After his breakout turn as a broody, closeted teenager in Beach Rats, Harris Dickinson is continuing to seek out roles which challenge audience sensibilities
In Beach Rats, Harris Dickinson’s character, a young, monosyllabic Brooklynite, leads a double life. By day he scores chemicals, dates a girl and looks after his dying father. When the sun sets, he cruises the serpentine coasts of nearby Gerritsen Beach for hook-ups arranged on gay dating apps.
“I wanted to play Frankie because he’s in a battle,” says the east London-based actor. “He’s living in such a masculine, traditional environment, struggling with his sexuality and identity. It’s something so taboo in his community.”
Just like Frankie in Beach Rats, which premiered at Sundance in January, Dickinson is a bundle of contradictions. For all intents and purposes, he’s an average millenial: scruffy hair, unsteady hands buzzed on coffee and adrenaline. He very nearly opted for a career in the Marines, but was persuaded back into theatre by his coach at London’s RAW Academy.
“He’d watched me grow from the age of 13, he trained me… I think he realised some potential in me and assured me that I should continue, he and I both knew that it was my passion. So many people don’t (stick to their passions) because they're scared, or don’t have the support network.”
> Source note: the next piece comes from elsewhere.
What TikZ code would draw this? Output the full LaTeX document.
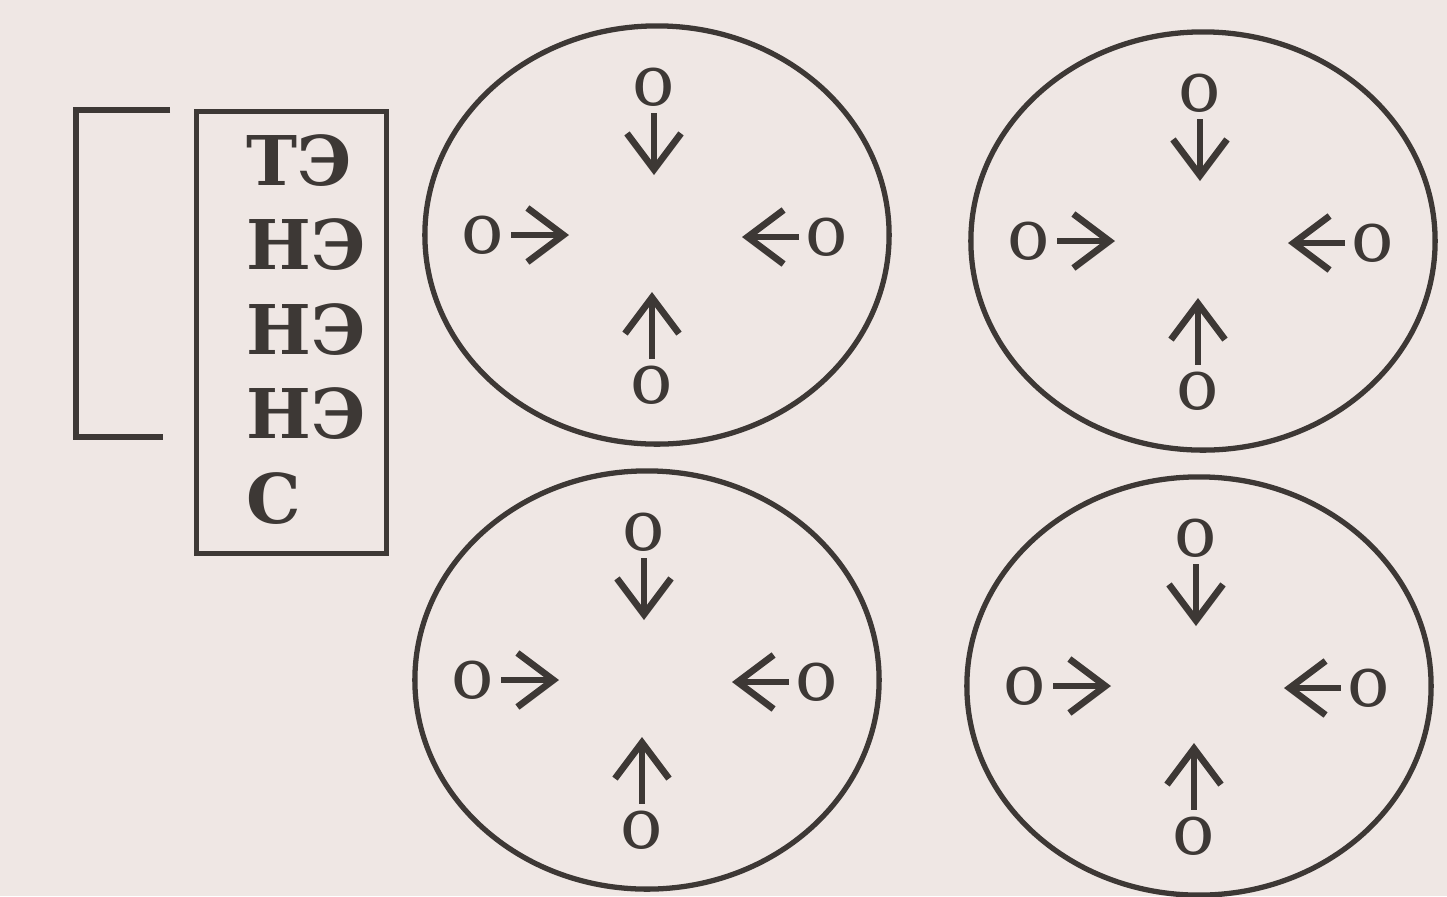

In his approach, however, Dickinson is resolutely untypical – eager to provoke a reaction in his audience, for better or worse. At the Redbridge Theatre, Dickinson played the lead in coming-of-age drama Stuff I Buried in a Small Town. “The character is extremely racist, I didn’t think I could do it,” he remembers. “After the play people were like, ‘Ah, I don’t think I like you!’ That was fun for me – people were genuinely affected by my performance. The feeling I used to get coming out the cinema, that resentment towards someone... That’s what I want, man.